Exercise aim -
Write out each line of the listing as it stands, without the images.

— START —

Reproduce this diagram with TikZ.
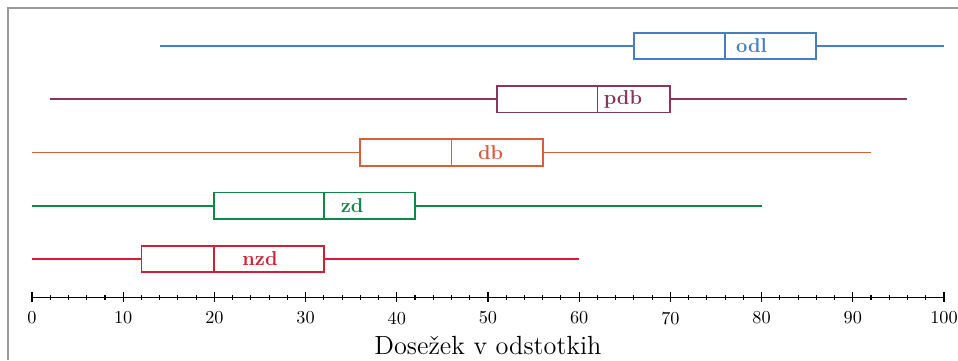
\documentclass[tikz,border=0pt]{standalone}
\usepackage{tikz}

\definecolor{colodl}{RGB}{70,125,195}
\definecolor{colpdb}{RGB}{135,55,95}
\definecolor{coldb}{RGB}{215,95,60}
\definecolor{colzd}{RGB}{15,135,70}
\definecolor{colnzd}{RGB}{210,30,55}

\begin{document}
\begin{tikzpicture}[x=5pt,y=29.2pt]
\useasboundingbox (-3.51,-0.897) rectangle (101.54,5.864);

% frame
\draw[gray!80,line width=0.6pt] (-2.63,-0.897) -- (-2.63,5.714) -- (101.54,5.714);

% box plots: row / min / Q1 / median / Q3 / max / label x / label
\foreach \y/\lo/\qa/\me/\qb/\hi/\lx/\lab in {5/14/66/76/86/100/78.9/odl,
                                             4/2/51/62/70/96/64.8/pdb,
                                             3/0/36/46/56/92/50.3/db,
                                             2/0/20/32/42/80/35.1/zd,
                                             1/0/12/20/32/60/25/nzd} {
    \draw[line width=1pt,col\lab] (\lo,\y) -- (\qa,\y) (\qb,\y) -- (\hi,\y);
    \draw[line width=1pt,col\lab,fill=white] (\qa,\y-0.25) rectangle (\qb,\y+0.25);
    \draw[line width=1pt,col\lab] (\me,\y-0.25) -- (\me,\y+0.25);
    \node[col\lab,font=\fontsize{11}{13}\selectfont\bfseries] at (\lx,\y) {\lab};
}

% axis
\draw[line width=0.6pt] (0,0.286) -- (100,0.286);
\foreach \t in {0,2,...,100}
    \draw[line width=0.6pt] (\t,0.286) ++(0,-1.4pt) -- ++(0,2.8pt);
\foreach \t in {0,10,...,100} {
    \draw[line width=0.6pt] (\t,0.286) ++(0,-2.7pt) -- ++(0,5.4pt);
    \node at (\t,-0.108) {\t};
}

% Labels
\node[font=\Large] at (50,-0.615) {Dosežek v odstotkih};
\end{tikzpicture}
\end{document}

— END —

Written solution -
Reproduce this diagram with TikZ.
\documentclass[tikz,border=0pt]{standalone}
\usepackage{tikz}

\definecolor{colodl}{RGB}{70,125,195}
\definecolor{colpdb}{RGB}{135,55,95}
\definecolor{coldb}{RGB}{215,95,60}
\definecolor{colzd}{RGB}{15,135,70}
\definecolor{colnzd}{RGB}{210,30,55}

\begin{document}
\begin{tikzpicture}[x=5pt,y=29.2pt]
\useasboundingbox (-3.51,-0.897) rectangle (101.54,5.864);

% frame
\draw[gray!80,line width=0.6pt] (-2.63,-0.897) -- (-2.63,5.714) -- (101.54,5.714);

% box plots: row / min / Q1 / median / Q3 / max / label x / label
\foreach \y/\lo/\qa/\me/\qb/\hi/\lx/\lab in {5/14/66/76/86/100/78.9/odl,
                                             4/2/51/62/70/96/64.8/pdb,
                                             3/0/36/46/56/92/50.3/db,
                                             2/0/20/32/42/80/35.1/zd,
                                             1/0/12/20/32/60/25/nzd} {
    \draw[line width=1pt,col\lab] (\lo,\y) -- (\qa,\y) (\qb,\y) -- (\hi,\y);
    \draw[line width=1pt,col\lab,fill=white] (\qa,\y-0.25) rectangle (\qb,\y+0.25);
    \draw[line width=1pt,col\lab] (\me,\y-0.25) -- (\me,\y+0.25);
    \node[col\lab,font=\fontsize{11}{13}\selectfont\bfseries] at (\lx,\y) {\lab};
}

% axis
\draw[line width=0.6pt] (0,0.286) -- (100,0.286);
\foreach \t in {0,2,...,100}
    \draw[line width=0.6pt] (\t,0.286) ++(0,-1.4pt) -- ++(0,2.8pt);
\foreach \t in {0,10,...,100} {
    \draw[line width=0.6pt] (\t,0.286) ++(0,-2.7pt) -- ++(0,5.4pt);
    \node at (\t,-0.108) {\t};
}

% Labels
\node[font=\Large] at (50,-0.615) {Dosežek v odstotkih};
\end{tikzpicture}
\end{document}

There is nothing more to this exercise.